Near the rusting remnants of a blown out pick-up truck

“Stop! Stop!” I shouted at my driver.
“It is very dangerous to stop.”
“I don’t care. Stop the car, please.”

We were driving along a high road that looked out over a vast green valley, a landscape most people don’t picture when they think of Iraq. But it wasn’t the beautiful view, green with life that caught my attention. Near the rusting remnants of a blown out pick-up truck, not far from piles of concert ruble and square slabs in the Tal Afar district that were once the walls of houses, I saw a group of teenage boys playing soccer in the grass.  They were laughing, playing, joyful amongst the looming echoes of death, bloodshed and bombs.  We passed them in the car. 

“Go back! We need to go back.”
“But sir,  it is not safe for you to stop.”
“Go back please!”

He shook his head, not agreeing with me, but he turned the car around.  “I'll not take more than three minutes, I promise!”

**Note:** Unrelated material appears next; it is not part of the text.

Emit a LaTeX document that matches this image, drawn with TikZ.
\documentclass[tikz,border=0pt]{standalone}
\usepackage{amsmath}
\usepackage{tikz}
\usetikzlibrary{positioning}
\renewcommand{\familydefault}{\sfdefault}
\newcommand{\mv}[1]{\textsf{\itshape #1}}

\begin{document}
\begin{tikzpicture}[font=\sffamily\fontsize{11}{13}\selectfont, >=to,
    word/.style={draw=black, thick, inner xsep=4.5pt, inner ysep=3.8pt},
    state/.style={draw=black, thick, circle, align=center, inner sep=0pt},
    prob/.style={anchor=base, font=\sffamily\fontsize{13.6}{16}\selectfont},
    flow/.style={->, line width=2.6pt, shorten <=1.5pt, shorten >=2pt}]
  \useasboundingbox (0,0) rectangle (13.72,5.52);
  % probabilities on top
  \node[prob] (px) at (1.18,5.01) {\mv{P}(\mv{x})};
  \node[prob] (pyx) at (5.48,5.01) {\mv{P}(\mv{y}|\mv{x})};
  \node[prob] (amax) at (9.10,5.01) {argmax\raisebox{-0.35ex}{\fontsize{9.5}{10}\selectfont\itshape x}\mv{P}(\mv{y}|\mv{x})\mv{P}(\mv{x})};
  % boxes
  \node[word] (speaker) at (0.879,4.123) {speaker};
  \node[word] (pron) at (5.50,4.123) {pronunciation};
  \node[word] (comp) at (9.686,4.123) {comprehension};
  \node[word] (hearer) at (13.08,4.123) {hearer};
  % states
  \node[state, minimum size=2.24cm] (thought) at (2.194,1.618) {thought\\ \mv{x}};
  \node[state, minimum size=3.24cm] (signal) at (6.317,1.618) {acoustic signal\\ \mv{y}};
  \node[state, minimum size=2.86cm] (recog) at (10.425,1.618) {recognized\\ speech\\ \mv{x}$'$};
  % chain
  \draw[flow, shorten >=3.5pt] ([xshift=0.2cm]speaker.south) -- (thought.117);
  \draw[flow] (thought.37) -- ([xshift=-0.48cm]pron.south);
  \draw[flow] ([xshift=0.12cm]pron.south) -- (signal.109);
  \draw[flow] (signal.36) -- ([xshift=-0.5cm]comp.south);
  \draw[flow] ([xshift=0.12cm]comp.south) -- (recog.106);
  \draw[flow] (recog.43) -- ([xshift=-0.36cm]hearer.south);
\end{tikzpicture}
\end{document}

We parked near the blown out car. I called out to get the boys' attention. They looked over, a little scared at first. I held up the camera and pointed to it. “Pictures! I want to take some pictures.” My signals were clear enough even though they didn’t understand my words. Using my best pointing and hand waving I got them to come over.

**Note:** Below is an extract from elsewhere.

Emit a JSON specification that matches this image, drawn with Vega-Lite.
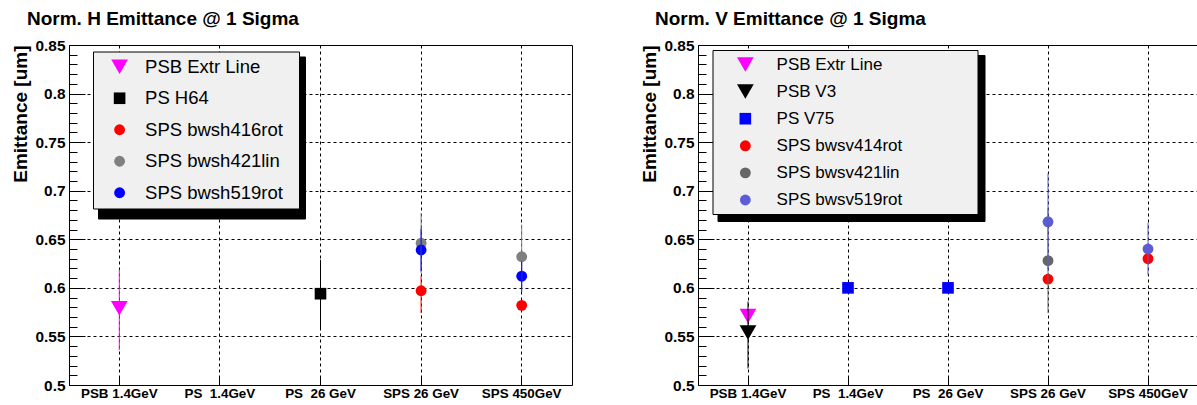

 I took one of the older boy in the group with the soccer ball in front the destroyed pick-up. Then I waved them off with an OK sign and they resumed their game. Watching them play restored a sense of faith in me. That inside us, inside people is a resilience for joy that can’t be extinguished. It can be stifled, pushed down. It can feel as though it’s been blotted out. But after a little bit of time, people can find joy in life again; we can play amid the rubble. Even when danger still lurks nearby, we will play nonetheless. Terror only works for so long, until the mind normalizes it and what bubbles to the surface are those other emotions that were waiting on the bench for their turn to enter the game.